Although he disliked business, he became a small businessman and eventually half-owner of a minor-league franchise.  He was good at his job, and one year he was even named the Minor League Baseball executive of the year, but he never made a great deal of money.  He was too busy enjoying life.  He was a great shot and a fine fisherman.  Until he put on weight, he had also been quite a horseman.  He read incessantly, mostly history, and, like most people with too much Celtic blood, he had all sorts of opinions.  He detested the German usurpers on the British throne and in general hated the English, though he took the side of his Tory ancestors who would not fight against the king and fled to Canada in the 1770’s.  Every family has—or used to have—its own history of the world, and we got a triple dose, listening to my father’s stories.  Any program or film on television could inspire a discourse on Al Capone, Sophocles’ Oedipus, or the rotten and perfidious Joe Kennedy, who, in my father’s view, was the exemplary member of the American elite—a gangster capitalist and war profiteer who was hell-bent on putting his son into the White House.  A lifelong Democrat, he voted for Jack Kennedy anyway.

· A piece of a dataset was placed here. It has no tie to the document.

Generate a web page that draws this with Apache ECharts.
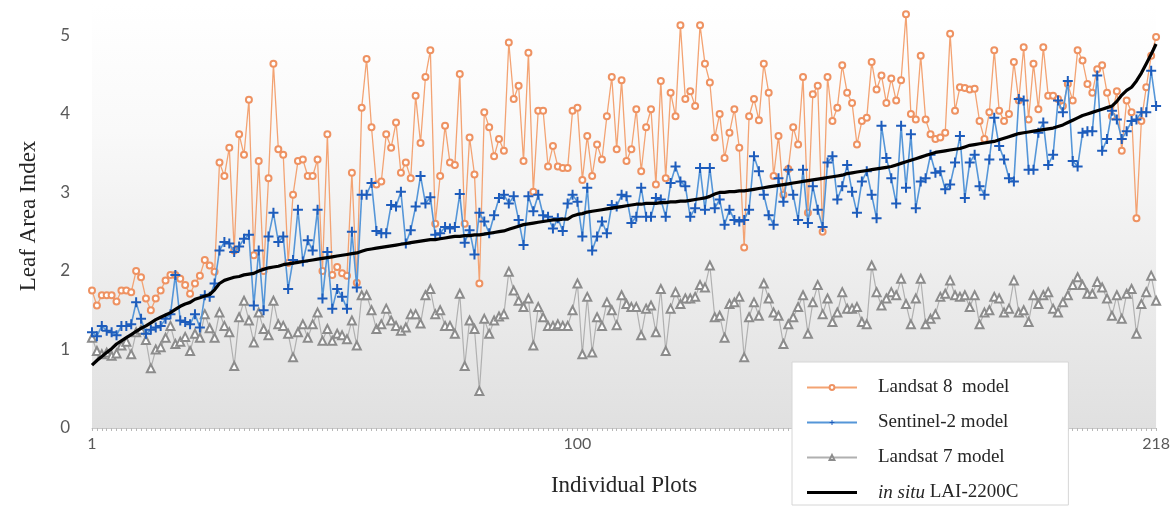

Among the many wise and weird things he told me, one remark stands out.  I had, as a young man, expressed some anxiety about getting a job.  He told me that he had no fear of the future.  If we went completely bankrupt, he said, he could go to any town in the United States and get a job, if only sweeping out the back of a store or bar and grill.  “In a week, I’d be running the place.”  This was, even then, before résumés and application forms had bureaucratized the workplace, something of an exaggeration, but it was basically true.  He was honest, hard-working, and resourceful.  Another way to put it was that he was quite simply an American, which partly explains his love of the Southwest, especially Texas, to which he dragged my mother when both were in their 60’s.  He no longer rode much, but he still liked to be around horses and horsemen.

A Dark Age is what you make of it.  The true American character was forged in danger and hardship and bitter necessity, but that character has been diluted by mass immigration and weakened by the very success it achieved.  The weakness of our character was revealed by the numbers of people who, against all reason, voted for Barack Obama, because they were afraid.  The majority of mankind, however, is always made up of weak and frightened people.  It has always been an elite—the whaling men and pioneers, cowboys and entrepreneurs—who have defined the real America.  Perhaps I am letting my optimism show, but, whatever happens to the country as a whole, I believe that we Americans need not fear any Dark Age, so long as there are still a few men like my father or the Texans he came to admire.